Именно так будет мыслить о поэзии Толстой. Не имея возможности полно охарактеризовать здесь его эстетические воззрения (некоторые соображения на сей счет будут высказаны далее), укажу лишь на такие принципиальные тексты, как «Тщетно, художник, ты мнишь, что творений своих ты создатель!» (1856) и поэму «Иоанн Дамаскин» (1858?). В финале стихотворения о «предвечной» сущности истинного искусства внешне немотивированно, но сущностно совершенно закономерно возникает пушкинская цитата – «мимолетное помни виденье»[393]
. Толстой здесь отсылает не только к посланию «К***», но и к ряду обусловивших его появление текстов Жуковского («Лалла Рук», «Явление поэзии в виде Лалла Рук», «Я Музу юную, бывало…», «Рафаэлева Мадонна»), в свою очередь связанных с легендой о видении Рафаэля. Любимые мысли о свободе и «бесцельности» искусства, отождествляемого, согласно «Певцу» Гете, с пением птиц («Искусство для искусства / Равняю с птичьим свистом» – 226; провозглашенный в комическом контексте «Порой веселой мая…» тезис ироничен по форме, но идеально соответствует позиции автора) Толстой соединил с любимым жанром (балладой) в весенне-летних сочинениях 1871 года. «Баллада с тенденцией» (с таким заголовком был напечатан впервые текст, позднее от названия освободившийся – «Порой веселой мая…») возможна лишь в вывернутом мире «ряженых», где нет места ни настоящему искусству, ни истинной любви. Потому ничего не может получиться у «разномыслящих», но равно озабоченных идеологией пародийных героев баллады: «И оба вздевши длани, / Расстались рассержённы, / Она в сребристой ткани / Он в мурмолке червленой» (225). Напротив, витязи из «Сватовства», скинув ложные одеяния («лохмотья», столь же чуждые богатырям, как молодым современникам Толстого – корзно с мурмолкой и серебристая ткань), обретают любимых, а их счастливое объяснение тонет в птичьем концерте:Ликование природы (обычно весенней, но в «Алеше Поповиче» – летней), пение (поэзия, музыка, искусство) и торжествующая любовь для Толстого не только неразрывны, но и, пожалуй, тождественны. Потому в «Алеше Поповиче» для царевны (а также автора и читателя) не имеет значения, «любит <…> иль лицемерит» чудесный певец: его вобравшая все звуки мира песня живет вне и помимо «мирских» понятий о правде и лжи. В трех тесно соотнесенных и дополняющих друг друга балладах Толстой не в последнюю очередь ведет речь о природе искусства (поэзии). Три последующих баллады продолжают эту тематическую линию, выявляя до поры не вполне очевидные смысловые обертоны неизменной толстовской апологии поэзии.
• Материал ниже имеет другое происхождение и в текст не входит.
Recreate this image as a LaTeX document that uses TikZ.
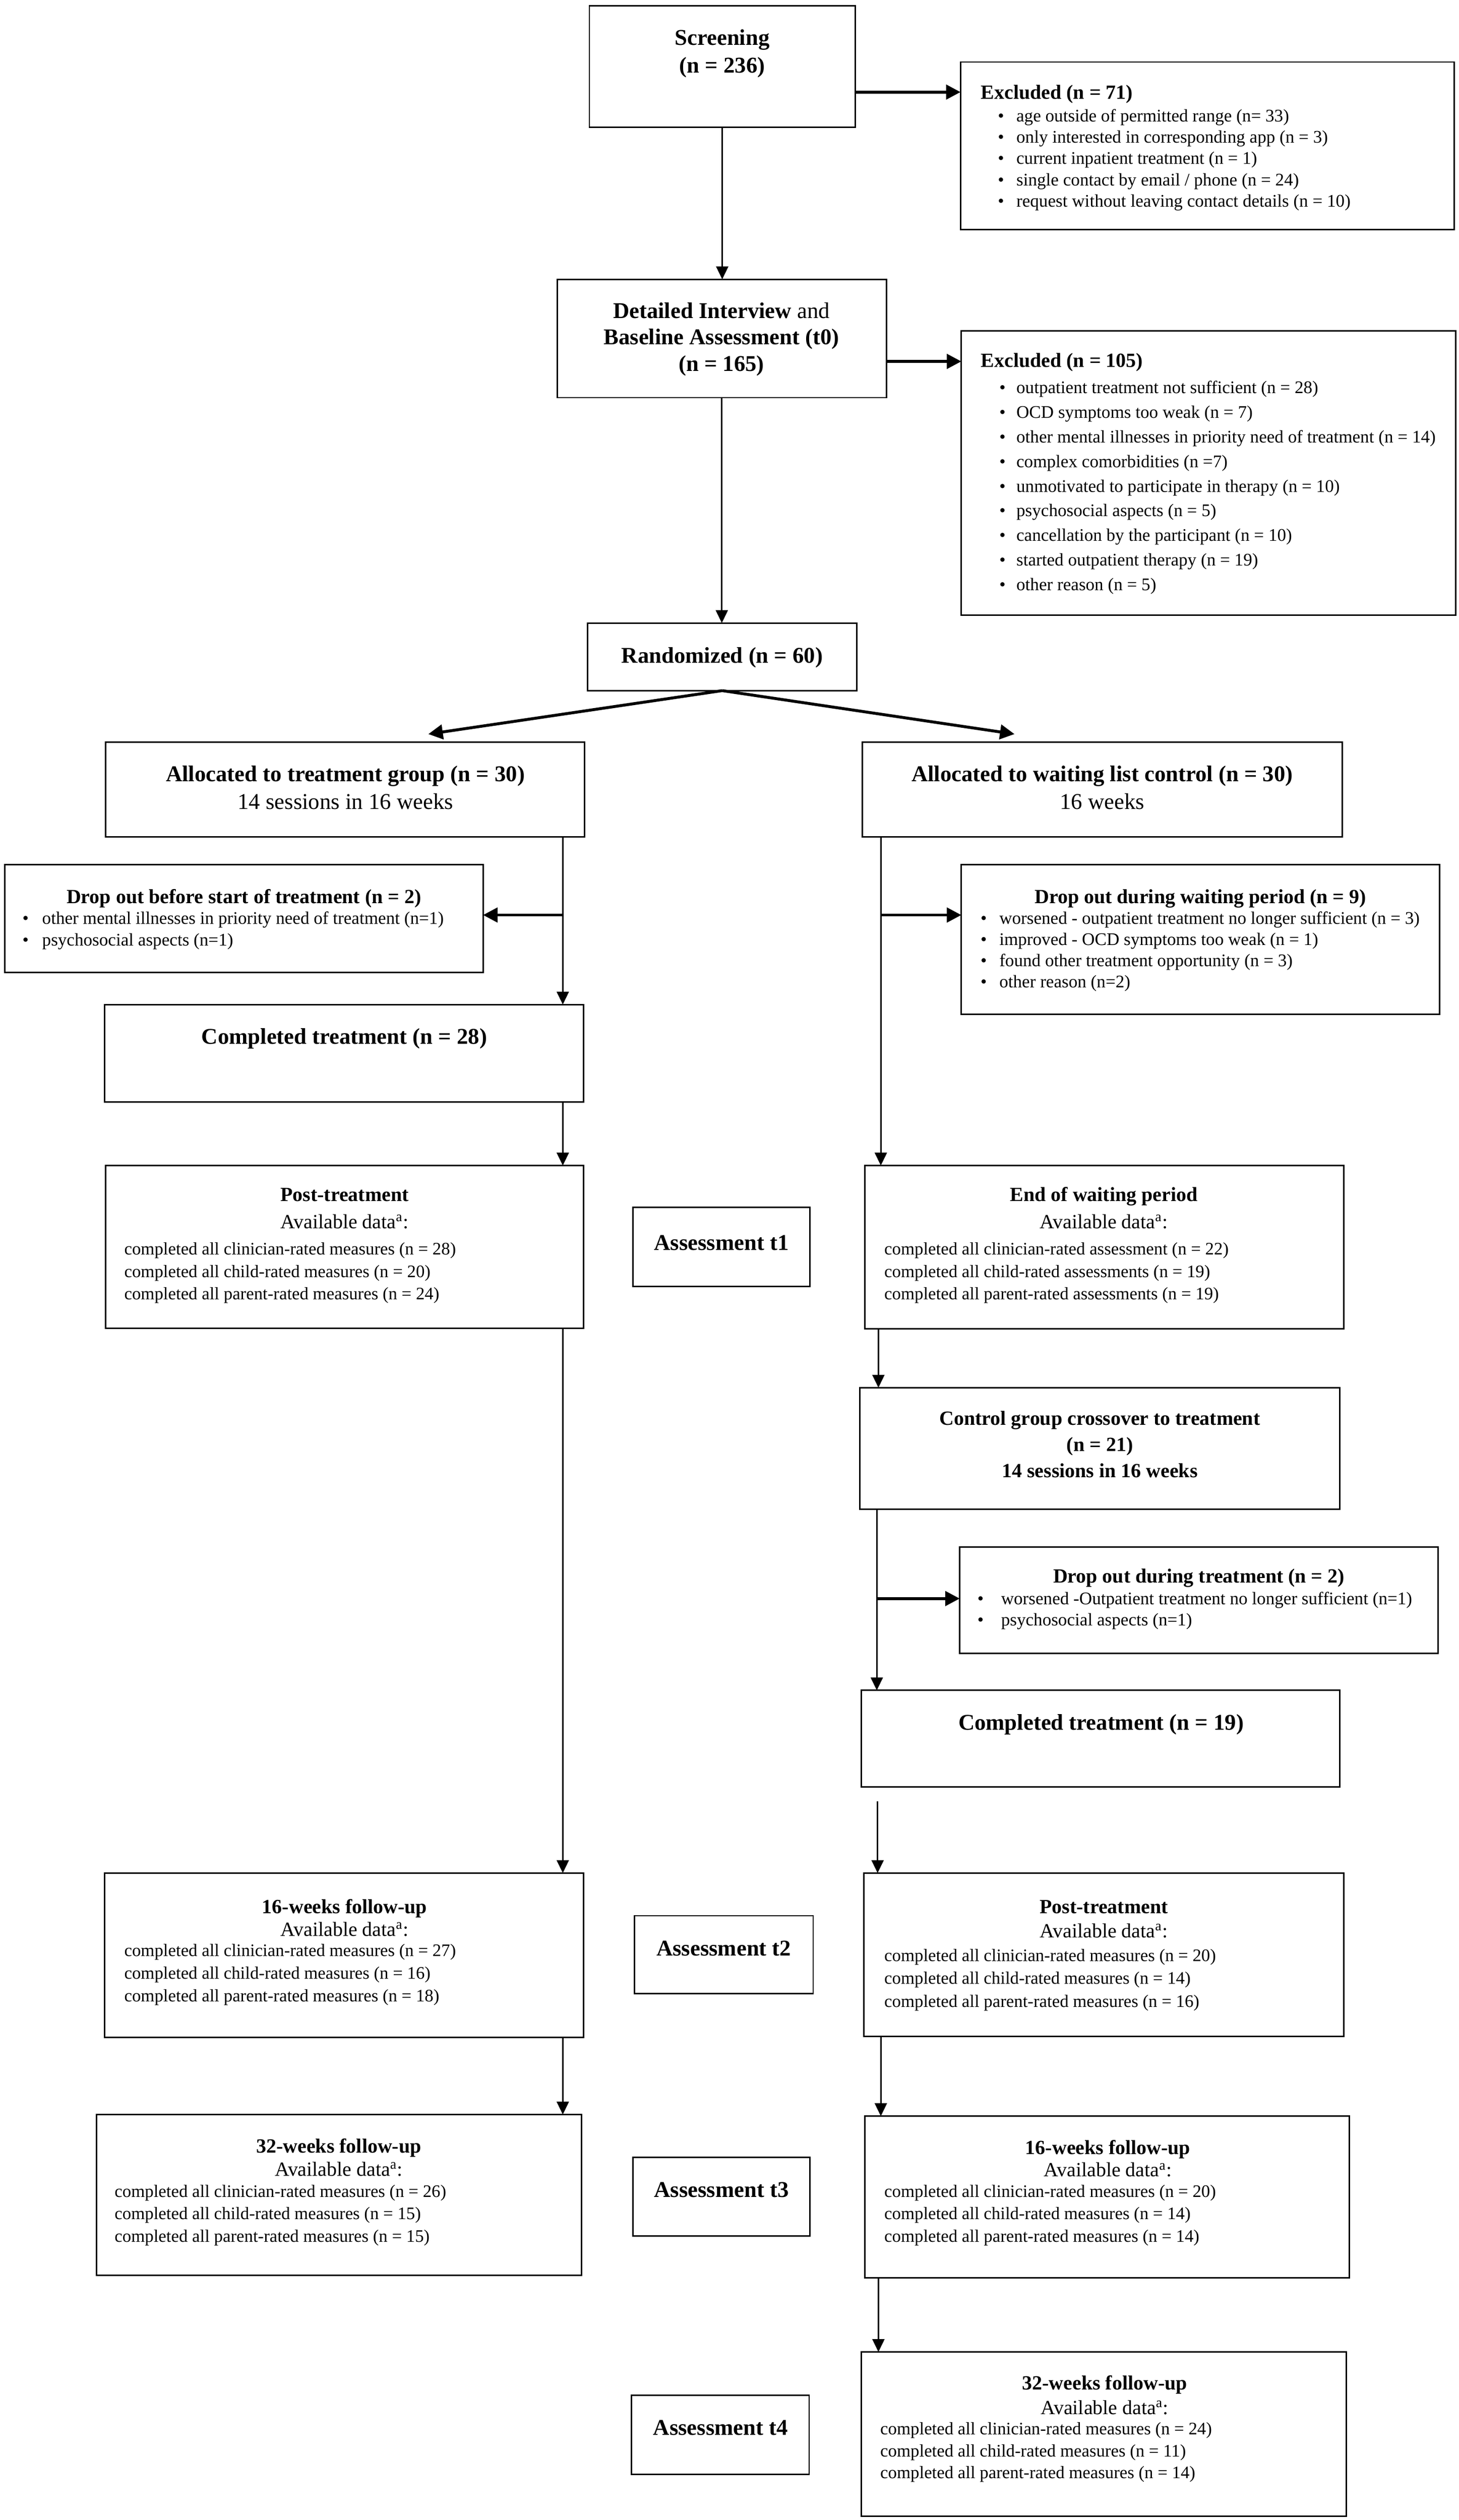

Отсюда обращение к амфибрахию 4–3, которыми писаны ключевые для русской традиции баллады, сакрализующие поэзию и поэта. Разумеется, семантическая многомерность «Песни о вещем Олеге» (текста более популярного, чем «Граф Гапсбургский») позволяла использовать этот размер и в другой разновидности жанра – собственно исторической балладе. У Толстого так написаны «Василий Шибанов», «Песня о Гаральде и Ярославне» (1869), «Три побоища» (1869), «Гакон Слепой» (1870; с усложнением метрического рисунка: за пятистишьем амфибрахия 4–3 следуют две двустопные строки) и «Роман Галицкий» (1870; здесь при доминировании традиционной схемы появляются двустопные и даже одностопные строки).
Интересно, однако, что в еще двух балладах, писаных этим размером, мотив песнопения играет весьма значимую роль. В «Змее Тугарине» певец-оборотень стращает князя Владимира и его двор пророческой песней, которая вызывает у слушателей хохот, но иначе воспринимается читателем, знающим, что, хотя Тугарин будет изгнан и осмеян, его страшное предсказание сбудется. Сама ситуация «певец на пиру» заставляет вспомнить текст, стоящий у истоков обсуждаемой разновидности жанра – «Певца» Гете и его переложение, в котором баллада «склоняется на древнерусские нравы»: П. А. Катенин перенес действие на пир князя Владимира[395]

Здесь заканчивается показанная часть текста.